Hamilton County Schools look to boost budget

photo Hamilton County Schools headquarters

Hamilton County Schools will look to spend an additional $750,000 next year to continue two programs, now that grant funding has lapsed.

In the first look at the 2015 budget, central office officials suggested an additional $600,000 to fund middle school coaches and an extra $150,000 for college access advisers at high schools. Those programs previously were funded jointly from the school system and respective grants from the Lyndhurst Foundation and the Public Education Foundation.

The added costs to maintain the programs were just one piece of an expected $8 million increase in spending for the next budget year.

Some of the other cost increases include:

• $4 million in increasing health insurance costs

• $264,62 to add four teachers at the STEM School

• $180,000 to add three English as a Second Language teachers

• $108,103 to fund a 2 percent salary increase and an extra operating day for contracted bus drivers

The school system expects to see an increase in revenue from county property taxes, local sales taxes and state education funding.

But Christie Jordan, director of accounting and budgeting, said the expected increase won't cover the $8 million needed to meet rising expenses. So she's proposed the school system take about $2 million from its reserve fund to cover the shortfall.

Altogether, the general purpose budget is projected to reach $343 million next year. Last spring that budget was set at about $338 million. The general purpose budget does not include accounts for food service, federal programs and self-funded programs. Collectively, all four budgets reach about $400 million.

School board member Rhonda Thurman said the school system shouldn't automatically continue programs once grant funding expires. She cited the quote from former President Ronald Reagan: "The nearest thing to eternal life we will ever see on this earth is a government program."
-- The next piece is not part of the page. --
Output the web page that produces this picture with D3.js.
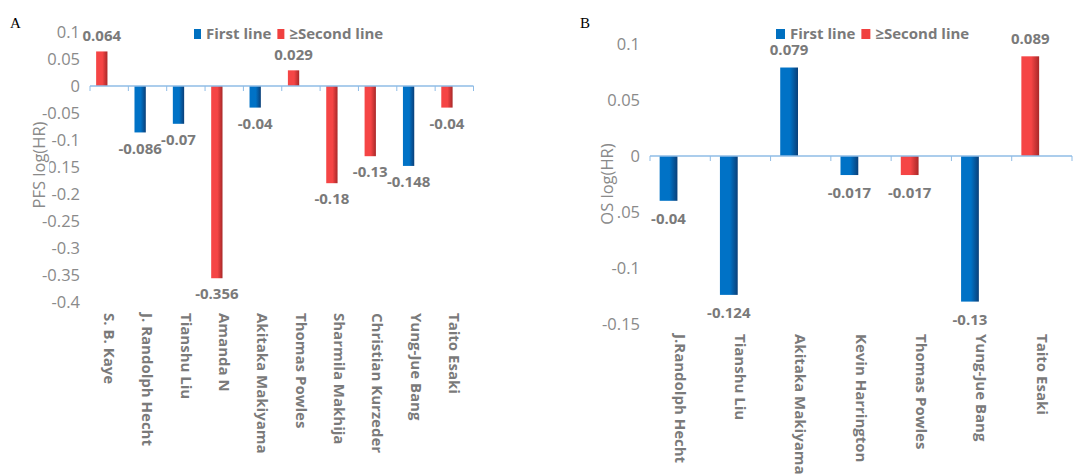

She said programs like the middle school initiative are unproven and should be studied before the school system takes on additional expense to keep them. "We don't know if they work," Thurman said. "We continue to do them because we've always done them."

Board member Greg Martin asked if the school system had cut funding, programs or people in recent years. Because it's easy to let staff levels slowly increase.

"It's always easier to add than to subtract," he said.

School officials said they have endured years worth of budget cuts in the face of inflating expenses.

"For four years in a row, we decreased central office staff," Jordan said. "I can go in and literally name people that were in my building over there that are no longer there."